By Monday morning, I had revised my plan of what I was going to say to the students, and sent out an email to the faculty reviewing some basic safety procedures. I was drained and tired, but I thought I was OK. Then came carpool.
One of the highlights on my day (usually) is when I get to greet over 100 smiling students as they come to school. However today was different as my thoughts kept on drifting back to Newton CT. What did those parents think when they dropped off their kids on Friday? Even more moving were the thoughts about what was happening today as parents in Newton CT face a new week. My eyes started to well up and I took a bit more time to actually watch the students as they walked into the building, trying not to think about the unimaginable that for some became reality. As we began our morning routine with the Pledge of Alliance and the singing of Hatikvah and the Israeli national anthem, my eyes filled once again with tears.
There are no words just feelings.
"We must feel the pain of our fellow Americans; we must beseech Hashem (G-D) to end this plague of violence and we must work hard to ensure that all of our own actions are befitting the descendants of Avraham Avinu. (Abraham our Father)" - Rabbi Ron Eisenman
How can we connect this tragedy to the activities and connections we made with our students last week during Chanukah?
I have one possible answer - connecting and caring. Yes, it is a teacher’s job to impart information and ensure that students are given the tools to succeed in the world; however, there is so much more to being an educator. There is that feeling of being entrusted with a responsibilty to educate and enlighten children as well making a personal connection with each of them. Last week during Chanukah, we had a chance to make those connections and relate and interact with our students not by just giving over information but by forging a personal connection.
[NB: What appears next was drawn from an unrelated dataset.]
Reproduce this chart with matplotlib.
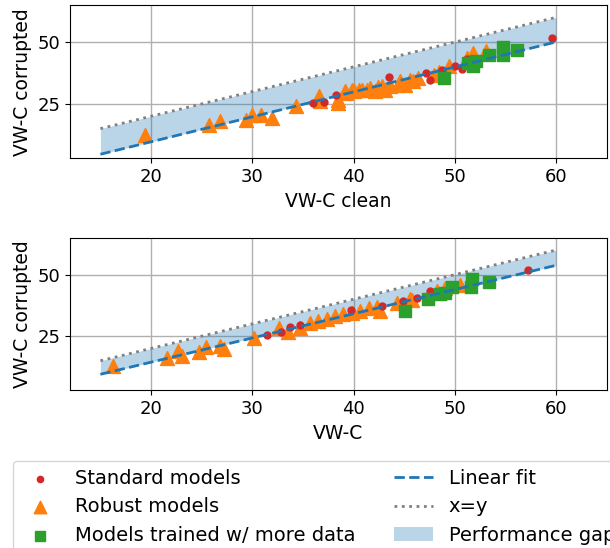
import matplotlib
matplotlib.use('Agg')
import matplotlib.pyplot as plt
import numpy as np

# Top panel: VW-C clean vs VW-C corrupted
top_standard_x = [36.0, 37.1, 38.3, 43.5, 47.2, 47.5, 48.7, 50.0, 50.7, 51.2, 59.6]
top_standard_y = [25.4, 25.8, 28.5, 35.8, 37.3, 34.8, 38.9, 40.3, 39.1, 43.1, 51.6]

top_robust_x = [19.4, 25.7, 26.8, 29.4, 30.0, 30.9, 31.9, 34.3, 36.6, 36.7, 38.5, 38.5,
                39.2, 39.3, 39.8, 40.0, 40.5, 40.8, 41.3, 41.6, 42.1, 42.4, 42.8, 43.1,
                43.6, 44.4, 44.6, 45.1, 45.6, 45.9, 46.4, 47.9, 48.4, 49.4, 51.2, 51.8, 53.1]
top_robust_y = [12.6, 16.3, 18.0, 18.4, 20.7, 20.4, 19.4, 24.3, 28.1, 26.0, 25.4, 26.7,
                30.1, 29.4, 30.8, 30.1, 30.8, 30.5, 30.8, 31.4, 30.1, 31.8, 32.1, 30.8,
                32.1, 32.8, 34.1, 32.8, 34.8, 34.1, 35.5, 36.8, 38.1, 40.2, 43.5, 45.6, 46.2]

top_more_x = [48.9, 51.3, 51.8, 52.1, 53.4, 54.8, 54.8, 56.1]
top_more_y = [35.3, 41.5, 40.2, 42.2, 44.9, 48.0, 44.9, 46.9]

top_fit = (1.009, -10.5)

# Bottom panel: VW-C vs VW-C corrupted
bot_standard_x = [31.5, 32.8, 33.7, 34.7, 39.7, 42.8, 44.9, 46.3, 47.5, 57.2]
bot_standard_y = [25.3, 26.6, 28.7, 29.4, 35.8, 37.3, 39.3, 40.6, 43.5, 52.0]

bot_robust_x = [16.2, 21.6, 22.7, 23.1, 24.7, 25.4, 26.8, 27.2, 30.2, 32.6, 33.5, 34.7,
                35.7, 36.5, 37.4, 38.2, 39.0, 39.8, 40.6, 41.5, 42.3, 42.6, 44.3, 45.6,
                45.8, 48.2, 49.0, 50.5]
bot_robust_y = [12.9, 16.3, 18.9, 16.9, 18.7, 20.5, 21.0, 19.6, 24.4, 28.4, 26.7, 28.4,
                30.4, 31.1, 31.8, 33.1, 33.8, 34.5, 35.1, 36.5, 36.9, 35.1, 38.5, 40.1,
                39.6, 43.2, 44.6, 45.9]

bot_more_x = [45.1, 47.4, 48.5, 49.0, 49.7, 51.7, 51.6, 53.4]
bot_more_y = [35.2, 40.2, 42.2, 42.7, 45.1, 48.4, 45.0, 47.0]

bot_fit = (0.984, -5.26)

line_range = (15, 60)


def draw_panel(ax, standard, robust, more, fit, xlabel):
    """Scatter the three model groups plus the fit, x=y and the gap between them."""
    xs = np.linspace(line_range[0], line_range[1], 100)
    fit_line = fit[0] * xs + fit[1]

    ax.fill_between(xs, fit_line, xs, color='tab:blue', alpha=0.3, linewidth=0,
                    label='Performance gap', zorder=1)
    ax.scatter(*robust, marker='^', s=100, color='tab:orange', label='Robust models', zorder=2)
    ax.scatter(*standard, marker='o', s=25, color='tab:red', label='Standard models', zorder=3)
    ax.scatter(*more, marker='s', s=75, color='tab:green',
               label='Models trained w/ more data', zorder=3)
    ax.plot(xs, fit_line, '--', color='tab:blue', linewidth=2, label='Linear fit', zorder=4)
    ax.plot(xs, xs, ':', color='grey', linewidth=2, label='x=y', zorder=4)

    ax.set_xlim(12, 65)
    ax.set_ylim(3, 65)
    ax.set_xticks([20, 30, 40, 50, 60])
    ax.set_yticks([25, 50])
    ax.grid(True, color='#b0b0b0', linewidth=1)
    ax.set_axisbelow(True)
    ax.tick_params(labelsize=13)
    ax.set_xlabel(xlabel, fontsize=13.5)
    ax.set_ylabel('VW-C corrupted', fontsize=13.5)


def main():
    fig = plt.figure(figsize=(6.1, 5.48), dpi=100)
    ax_top = fig.add_axes([0.1148, 0.7111, 0.8798, 0.2798])
    ax_bot = fig.add_axes([0.1148, 0.2878, 0.8798, 0.2784])

    draw_panel(ax_top, (top_standard_x, top_standard_y), (top_robust_x, top_robust_y),
               (top_more_x, top_more_y), top_fit, 'VW-C clean')
    draw_panel(ax_bot, (bot_standard_x, bot_standard_y), (bot_robust_x, bot_robust_y),
               (bot_more_x, bot_more_y), bot_fit, 'VW-C')

    # Legend in the order of the reference, runs off the right/bottom edge like the original
    handles, labels = ax_top.get_legend_handles_labels()
    order = ['Standard models', 'Robust models', 'Models trained w/ more data',
             'Linear fit', 'x=y', 'Performance gap']
    lookup = dict(zip(labels, handles))
    fig.legend([lookup[k] for k in order], order, loc='upper left',
               bbox_to_anchor=(0.021, 0.159), ncol=2, fontsize=14, markerscale=0.9,
               labelspacing=0.5, borderaxespad=0)

    plt.savefig('out.png', dpi=100)


if __name__ == "__main__":
    main()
Many of us have read about the true heroes and heroines in Sandy Hook Elementary who gave up their own lives to save the lives of their students. Why would they risk their lives for their job? Because teachers are more than just vessels that impart information - we connect, we care and we protect.
Today people have access to more information in the palm of the hands through smartphones, ipads, etc.. than can ever be learned or taught. Education is about caring, connecting and inspiring our future leaders, and represents a tremendous opportunity and responsibility.
My family and I lived in Detroit, MI from 1992-1996 and we returned a few years ago to visit old friends. There was a Kiddush that Shabbat for a young family that recently moved in (the wife had grown up there). At the Kiddush, I went over to say hello and realized that I had been the wife’s teacher when we had lived in Detroit. During our conversation, she mentioned that she is now teaching in that same school. Then she added that one of the reasons she became a teacher was that she remembered the parties and Shabbat lunches at my house.
I tell this to you not to pat myself on the back; rather, to illustrate that although learning is the primary objective of education, it will not make an impact on a child unless teachers can forge strong bonds with students and show that them that we care.